Regardless of whether you condoned the aggressive nature of the protesters at the US Capitol Building on January 6th, what took place outside was not an insurrection. In fact, no one arrested to date in the event has been charged with anything near insurrection.
Again, from Greenwald’s column:
“With more than 600 people now charged in connection with the events of 1/6, not one person has been charged with conspiracy to overthrow the government, incite insurrection, conspiracy to commit murder or kidnapping of public officials, or any of the other fantastical claims that rained down on them from media narratives. No one has been charged with treason or sedition.
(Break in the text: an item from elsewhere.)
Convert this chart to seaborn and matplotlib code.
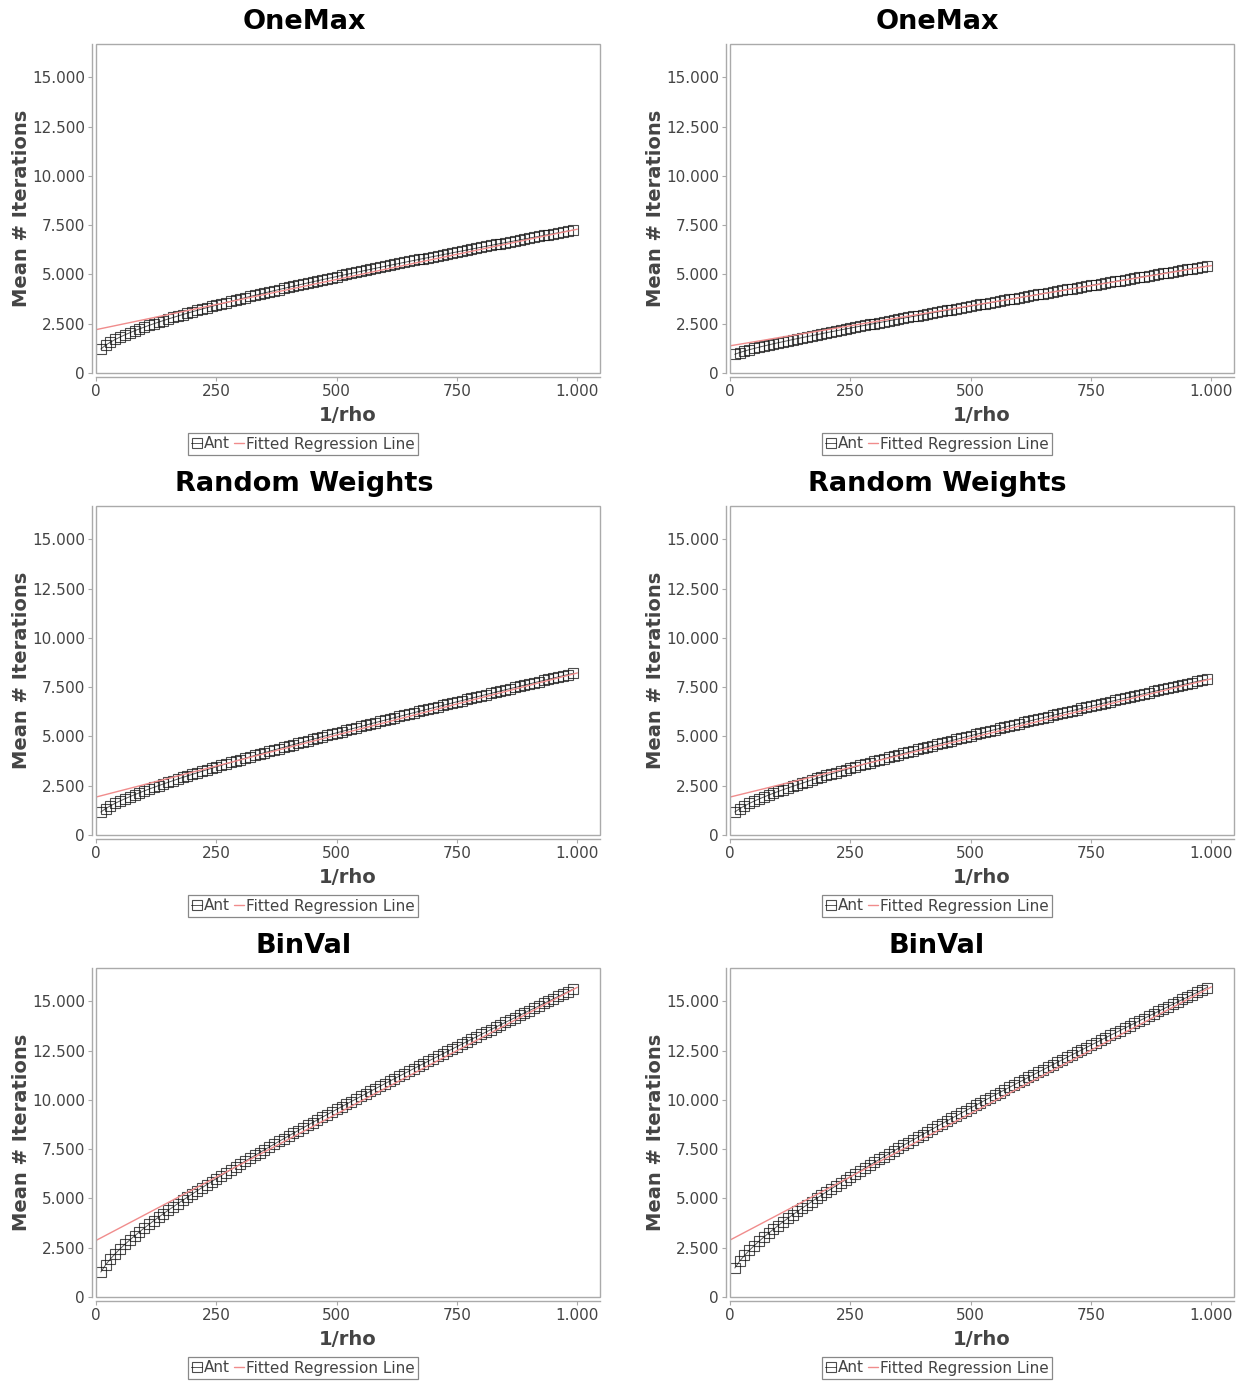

Perhaps that is because, as Reuters reported in August, ‘the FBI has found scant evidence that the Jan. 6 attack on the US Capitol was the result of an organized plot to overturn the presidential election result.’”
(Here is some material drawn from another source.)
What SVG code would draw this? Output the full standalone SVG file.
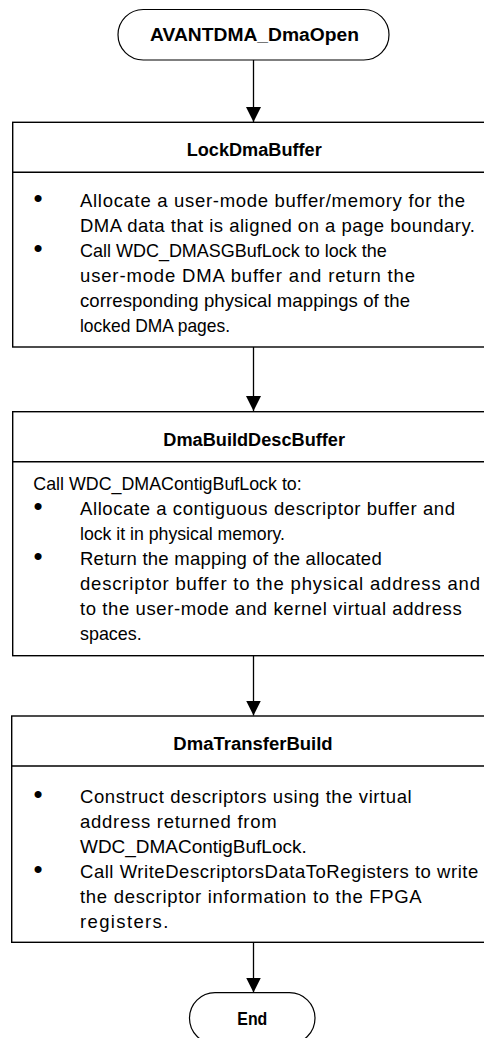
<svg xmlns="http://www.w3.org/2000/svg" width="484" height="1038" viewBox="0 0 484 1038">
<style>
.term{fill:#fff;stroke:#000;stroke-width:1.2}
.box{fill:#fff;stroke:#000;stroke-width:1.4}
.sep{stroke:#000;stroke-width:1.4}
.title{font-family:"Liberation Sans",Arial,sans-serif;font-weight:bold;font-size:18px;fill:#000;text-anchor:middle}
.body{font-family:"Liberation Sans",Arial,sans-serif;font-size:18.5px;fill:#000}
.bul{font-family:"Liberation Sans",Arial,sans-serif;font-size:26px;fill:#000;text-anchor:middle}
.conn{stroke:#000;stroke-width:1.3;fill:none}
</style>
<defs>
<marker id="arr" markerUnits="userSpaceOnUse" markerWidth="16" markerHeight="16" refX="15" refY="7.5" orient="auto">
<path d="M0,0 L15,7.5 L0,15 Z" fill="#000"/>
</marker>
</defs>
<rect width="484" height="1038" fill="#fff"/>
<g id="connectors">
<line class="conn" x1="253.5" y1="60" x2="253.5" y2="122" marker-end="url(#arr)"/>
<line class="conn" x1="253.5" y1="347" x2="253.5" y2="411" marker-end="url(#arr)"/>
<line class="conn" x1="253.5" y1="656" x2="253.5" y2="715.5" marker-end="url(#arr)"/>
<line class="conn" x1="253.5" y1="942.5" x2="253.5" y2="992.5" marker-end="url(#arr)"/>
</g>
<g id="start">
<rect class="term" x="118" y="9.5" width="271" height="50.5" rx="25.25"/>
<text class="title" x="254.5" y="40.5" textLength="209" lengthAdjust="spacingAndGlyphs">AVANTDMA_DmaOpen</text>
</g>
<g id="lockDmaBuffer">
<rect class="box" x="12.7" y="122.3" width="483" height="224.7"/>
<line class="sep" x1="12.7" y1="172.3" x2="495.7" y2="172.3"/>
<text class="title" x="254.2" y="156" textLength="135" lengthAdjust="spacingAndGlyphs">LockDmaBuffer</text>
<text class="bul" x="38" y="207">•</text>
<text class="bul" x="38" y="257">•</text>
<text class="body" x="80" y="207" textLength="385" lengthAdjust="spacing">Allocate a user-mode buffer/memory for the</text>
<text class="body" x="80" y="232" textLength="395" lengthAdjust="spacing">DMA data that is aligned on a page boundary.</text>
<text class="body" x="80" y="257" textLength="306.7" lengthAdjust="spacingAndGlyphs">Call WDC_DMASGBufLock to lock the</text>
<text class="body" x="80" y="282" textLength="335" lengthAdjust="spacing">user-mode DMA buffer and return the</text>
<text class="body" x="80" y="307" textLength="330" lengthAdjust="spacing">corresponding physical mappings of the</text>
<text class="body" x="80" y="332" textLength="150" lengthAdjust="spacingAndGlyphs">locked DMA pages.</text>
</g>
<g id="dmaBuildDescBuffer">
<rect class="box" x="12.7" y="411.7" width="483" height="244"/>
<line class="sep" x1="12.7" y1="461.7" x2="495.7" y2="461.7"/>
<text class="title" x="254.2" y="445.5" textLength="181.7" lengthAdjust="spacingAndGlyphs">DmaBuildDescBuffer</text>
<text class="body" x="33.3" y="490" textLength="268.4" lengthAdjust="spacingAndGlyphs">Call WDC_DMAContigBufLock to:</text>
<text class="bul" x="38" y="515">•</text>
<text class="bul" x="38" y="565">•</text>
<text class="body" x="80" y="515" textLength="375" lengthAdjust="spacing">Allocate a contiguous descriptor buffer and</text>
<text class="body" x="80" y="540" textLength="205" lengthAdjust="spacingAndGlyphs">lock it in physical memory.</text>
<text class="body" x="80" y="565" textLength="301.7" lengthAdjust="spacing">Return the mapping of the allocated</text>
<text class="body" x="80" y="590" textLength="400" lengthAdjust="spacing">descriptor buffer to the physical address and</text>
<text class="body" x="80" y="615" textLength="381.7" lengthAdjust="spacing">to the user-mode and kernel virtual address</text>
<text class="body" x="80" y="640" textLength="61.7" lengthAdjust="spacingAndGlyphs">spaces.</text>
</g>
<g id="dmaTransferBuild">
<rect class="box" x="11.7" y="716" width="484" height="226.3"/>
<line class="sep" x1="11.7" y1="766" x2="495.7" y2="766"/>
<text class="title" x="253" y="750" textLength="159.3" lengthAdjust="spacingAndGlyphs">DmaTransferBuild</text>
<text class="bul" x="38" y="803">•</text>
<text class="bul" x="38" y="878">•</text>
<text class="body" x="80" y="803" textLength="331.7" lengthAdjust="spacing">Construct descriptors using the virtual</text>
<text class="body" x="80" y="828" textLength="196.7" lengthAdjust="spacing">address returned from</text>
<text class="body" x="80" y="853" textLength="226.7" lengthAdjust="spacingAndGlyphs">WDC_DMAContigBufLock.</text>
<text class="body" x="80" y="878" textLength="398.3" lengthAdjust="spacing">Call WriteDescriptorsDataToRegisters to write</text>
<text class="body" x="80" y="903" textLength="341.7" lengthAdjust="spacing">the descriptor information to the FPGA</text>
<text class="body" x="80" y="928" textLength="88.3" lengthAdjust="spacing">registers.</text>
</g>
<g id="end">
<rect class="term" x="189.5" y="992.7" width="125.5" height="51" rx="25.5"/>
<text class="title" x="252.3" y="1025" textLength="30" lengthAdjust="spacingAndGlyphs">End</text>
</g>
</svg>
That leaves the spotlight on what did – or didn’t – happen inside the US Capitol Building on that day.
With the Electoral College process halted by the presiding authorities, every objection that was to be legitimately brought to the floor regarding the constitutional requirements for several of the states’ Elector certifications was terminated. Each objection that Electoral College members publicly stated would take place didn’t. A constitutional and codified electoral process was usurped.
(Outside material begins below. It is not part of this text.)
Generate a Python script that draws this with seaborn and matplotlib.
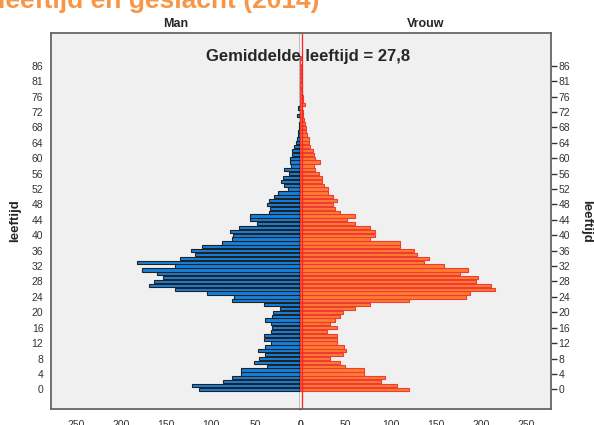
import pandas as pd
import matplotlib
matplotlib.use('Agg')
import matplotlib.pyplot as plt
import seaborn as sns

# leeftijdscategorieen (SPSS slaat 80 en 85 over)
ages = list(range(0, 80)) + [81, 82, 83, 84, 86, 87, 89]

man = [113, 121, 86, 76, 66, 66, 37, 52, 46, 39, 47, 39, 33, 41, 41, 33, 32, 33, 40, 32,
       31, 23, 41, 76, 74, 104, 140, 169, 163, 153, 160, 177, 140, 182, 134, 118, 122, 110, 87, 76,
       75, 79, 69, 49, 56, 56, 35, 34, 37, 35, 29, 25, 14, 18, 22, 20, 13, 18, 11, 12,
       12, 10, 9, 7, 5, 4, 3, 3, 2, 2, 1, 4, 1, 3, 1, 1, 1, 1, 0, 1,
       0, 1, 0, 1, 0, 0, 1]

vrouw = [120, 107, 89, 94, 71, 70, 49, 44, 33, 47, 51, 48, 41, 40, 40, 29, 40, 33, 38, 44,
         47, 60, 77, 120, 184, 188, 216, 211, 195, 197, 177, 186, 159, 137, 143, 129, 126, 110, 110, 77,
         83, 83, 77, 60, 52, 61, 44, 38, 36, 40, 36, 31, 30, 26, 24, 24, 20, 16, 15, 22,
         16, 15, 14, 11, 9, 9, 7, 6, 6, 5, 4, 3, 3, 2, 5, 3, 3, 2, 1, 2,
         1, 1, 1, 1, 1, 0, 1]

gemiddelde = '27,8'
x_ticks = [0, 50, 100, 150, 200, 250]

df = pd.DataFrame({'leeftijd': [str(a) for a in ages], 'Man': man, 'Vrouw': vrouw})
order = df['leeftijd'].tolist()

sns.set_style('white')
plt.rcParams['font.family'] = ['Liberation Sans', 'DejaVu Sans']

fig = plt.figure(figsize=(5.94, 4.25), dpi=100)
W, H = 594, 425
top, bottom = 33, 409
ax_l = fig.add_axes([51 / W, (H - bottom) / H, 249.5 / W, (bottom - top) / H])
ax_r = fig.add_axes([300.5 / W, (H - bottom) / H, 250.5 / W, (bottom - top) / H])

sns.barplot(data=df, x='Man', y='leeftijd', order=order, orient='h', color='#1282E2',
            edgecolor='#222222', linewidth=0.8, width=0.85, saturation=1, ax=ax_l)
sns.barplot(data=df, x='Vrouw', y='leeftijd', order=order, orient='h', color='#FF7C30',
            edgecolor='#EE3B33', linewidth=0.8, width=0.85, saturation=1, ax=ax_r)

tick_pos = list(range(0, 85, 4))
tick_lab = [order[i] for i in tick_pos]

for ax in (ax_l, ax_r):
    ax.set_facecolor('#F0F0F0')
    ax.set_ylim(-5.1, 92.5)
    ax.set_xticks(x_ticks)
    ax.set_xticklabels([str(t) for t in x_ticks], fontsize=7.5, color='#333333')
    ax.set_yticks(tick_pos)
    ax.set_yticklabels(tick_lab, fontsize=7.5, color='#333333')
    ax.set_xlabel('')
    ax.set_ylabel('')
    for s in ax.spines.values():
        s.set_color('#666666')
        s.set_linewidth(1.3)
    ax.tick_params(axis='x', length=0, pad=8)
    ax.tick_params(axis='y', length=4, width=1, color='#333333', pad=1.5)

ax_l.set_xlim(278, 0)
ax_r.set_xlim(0, 278)
ax_l.spines['right'].set_color('black')
ax_l.spines['right'].set_linewidth(1.0)
ax_r.spines['left'].set_visible(False)
ax_r.yaxis.tick_right()
ax_r.axvline(2, color='#FF2020', lw=0.9)

ax_l.set_title('Man', fontsize=9, fontweight='bold', pad=4)
ax_r.set_title('Vrouw', fontsize=9, fontweight='bold', pad=4)

fig.text(15 / W, 1 - 221 / H, 'leeftijd', rotation=90, fontsize=9.5, fontweight='bold',
         ha='center', va='center')
fig.text(586 / W, 1 - 221 / H, 'leeftijd', rotation=270, fontsize=9.5, fontweight='bold',
         ha='center', va='center')

fig.text(308 / W, 1 - 57 / H, 'Gemiddelde leeftijd = ' + gemiddelde, fontsize=12,
         fontweight='bold', ha='center', va='center')

fig.text(320 / W, 1 - 8 / H, 'leeftijd en geslacht (2014)', fontsize=19, fontweight='bold',
         color='#F79646', ha='right', va='baseline')

fig.savefig('out.png', dpi=100)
If there was any “insurrection” on January 6, 2021, it can be very well argued that it took place within the membership of the Electoral College, not on the US Capitol grounds by American citizens embracing their First Amendment rights to freedom of assembly and redress of government.
Dr, Clarence Carson from the Foundation of Economic Education rightly explains the structural principles of representative government, which are also endemic to the Republican Party:
“There are two basic requirements which must be met if a government is to be styled a republic: (1) it must be popular in origin, i.e., draw its authority from an extensive electorate; and (2) power must be exercised by representatives. It is distinguished from a hereditary monarchy in that it is based on the popular election and from democracy in that power is wielded by representatives. Those who favored the new Constitution took pains to show that the government it provided for was republican in character.”
McConnell’s unilateral declaration – provided as the Senate Minority Leader and titular head of the federally elected Republican caucus – defies a Republican form of government. Instead, it pukes elitist superiority and the arrogance of kings. It is for this empirical reason that McConnell should be culled from office under a Republican banner.
So too, does the overreaching authority of the whole of the federal government violate the structural principles of a representative form of government; obliterate the necessary balance of power between the federal branches and then again between the federal government and the states, the latter of which was to possess dramatically more power than the federal government less its enumerated purview.
If we are to return to our uniquely American form of government – our Constitutional Republic, not democracy (which the Framers abhorred) – then the people who call themselves Republicans must stand for a reinstitution of limitations upon the out-of-control, overreaching, and drunk-with-power federal government and do so by deed as well as word.
If we allow our federal government’s continued spiral toward elitism and globalism we will all suffer a lowest common denominator under a new world order that boasts that by 2030 we will all own nothing...and we will be okay with that.
Once private property is a thing of the past, freedom is over.